William Duffy proposes that the narrative structures woven by the poetics of immanent verbal arts may also organize the narratives of other nonverbal performances, specifically the dialogic play between contenders in the contests staged in the rings of World Wrestling Federation. An overview of the emergence of modern-day staged wrestling matches from their carnival demimonde precursors uncovers a key in-house code word “kayfabe,” referring to the subterfuge that maintains that a “staged” event between a “face” (hero) and a “heel” (villain) is “real” or “true” as far as the unsuspecting public is concerned. The essay contends that with the tools of oral poetic compositional analysis in hand, analysis of such wrestling matches demonstrates the formulaic nature of their tropes. Conversely, the study of wrestling tropes preserved in the thousands of hours of videotaped matches could yield important insights into the traditional verbal arts of now inaccessible and preterite performances, such as the Homeric corpus. Finally, the essay proposes that the origin and diffusion of specific Homeric epithets and formulae may have had less to do with their aesthetic expressiveness and more to do with the popularity of the singers and songs associated with them.

This issue closes with Ryan Platte’s close study of the Homeric epithet κλυτόπωλος (of famous foals). Platte identifies a network of genetically related analogues in three cognate phrases in Greek, Vedic, and Gathic Avesta poetry and essays a scheme accounting for their diachronic development from Indo-European antiquity to archaic Greece testifying to a genuine lexeme in the poetic vocabulary of Proto-Indo-European. Additionally, Platte elucidates the argument that Greek oral poets’ deployed κλυτόπωλος to refer to good horses and their owners in threats owing to the epithet’s power to imply or herald the sudden death of the target against whom it is hurled: the epithet’s traditional referentiality focalizes the force of the threat.
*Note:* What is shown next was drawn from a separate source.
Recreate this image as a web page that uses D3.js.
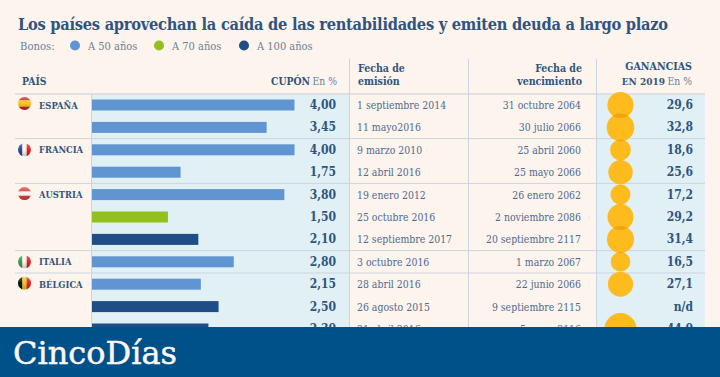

This issue sees the light of day thanks to the combined efforts of staff of the Center for Studies in Oral Tradition—Mark Jarvis, Hannah Lenon, Justin Arft, Elise Broaddus, Katy Chenoweth, Ruth Knezevich, Chris Dobbs, and recent arrival Rebecca Benson—and of the many colleagues who referee submissions giving us the benefit of their expertise and advice. Oral Tradition is indebted to you, its referees, for your guidance in maintaining the standard of scholarly excellence that John Miles Foley established for the journal. Oral Tradition is intended to be a forum for debate and discussion about all aspects of the world’s verbal arts, traditional and nascent. The fundamental importance of John's lifelong contribution to their study is universally recognized. The dialogue of inquiry that he fostered and promoted continues in the pages of this journal. It is again my pleasant duty to recognize the unwavering support this Center receives from the College of Arts & Science that makes this work possible.

As is customary, I invite you to share your research into the world’s traditional verbal arts with us. Evaluation of submissions is made by two referees, a specialist and a generalist, and is generally reported to prospective authors within a trimester of receipt. Published online and free of charge, Oral Tradition is seen by more than 20,000 readers in 200 countries and territories. In closing, were these words endowed with incantatory power, calendar year 2015 CE would witness neither war, hunger, slavery, suffering nor fear.